Five-hundred Aperture Spherical Telescope (FAST)

Nov. 9, 2023

Using the Five-hundred Aperture Spherical Telescope (FAST), astronomers from China and Australia have recently discovered five new pulsars.

About Five-hundred Aperture Spherical Telescope (FAST):

  • It is a radio telescope in China's Guizhou Province
  • It is the world's largest and most sensitive radio telescope, with a receiving area equivalent to 30 football fields.
  • It measures 500 meters in diameter.
  • Scientific Goals:
  • Detect neutral hydrogen at the edge of the universe; reconstruct the images of the early universe;
  • Discover pulsars, establish a pulsar timing array, and participate in pulsar navigation and gravitational wave detection in the future;
  • Join the International Very-Long-Baseline Interferometry Network to obtain hyperfine structures of celestial bodies;
  • Perform high resolution radio spectral survey.

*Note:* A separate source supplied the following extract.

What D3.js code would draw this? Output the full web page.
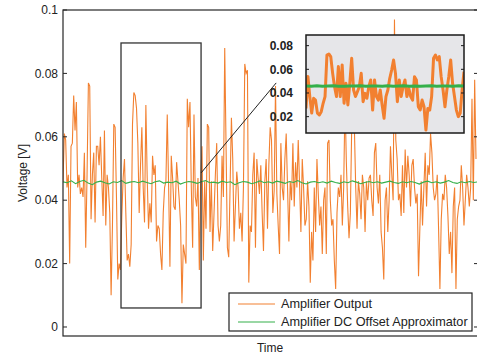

Detect weak space signals;
  • Participate in the search for extraterrestrial intelligence.
  • FAST uses a data system developed at ICRAR (International Center for Radio Astronomy) in Perth, Australia, and at ESO (European Southern Observatory) to manage the huge amounts of data it generates. 

What are Pulsars?

  • Pulsars are rapidly rotating neutron stars that blast out pulses of radiation at regular intervals ranging from seconds to milliseconds. 
  • Pulsars have strong magnetic fields that funnel particles along their magnetic poles, accelerating them to relativistic speeds, which produce two powerful beams of light, one from each pole.
  • Because the poles of the magnetic field aren't aligned with the axis of spin of the pulsar, the beams of particles and the light they produce are swept around as the pulsar rotates.
  • The periodicity of pulsars is caused by these beams of light crossing the line of sight on Earth, with the pulsar appearing to 'switch off' at points when the light is facing away from us.
  • The time between these pulses is the 'period' of the pulsar.

What is a neutron star?

  • When a massive star explodes as a supernovaat the end of its life, its core can collapse into a tiny and superdense object with not much more than our sun’s mass.
  • These small, incredibly dense cores of exploded stars are neutron stars.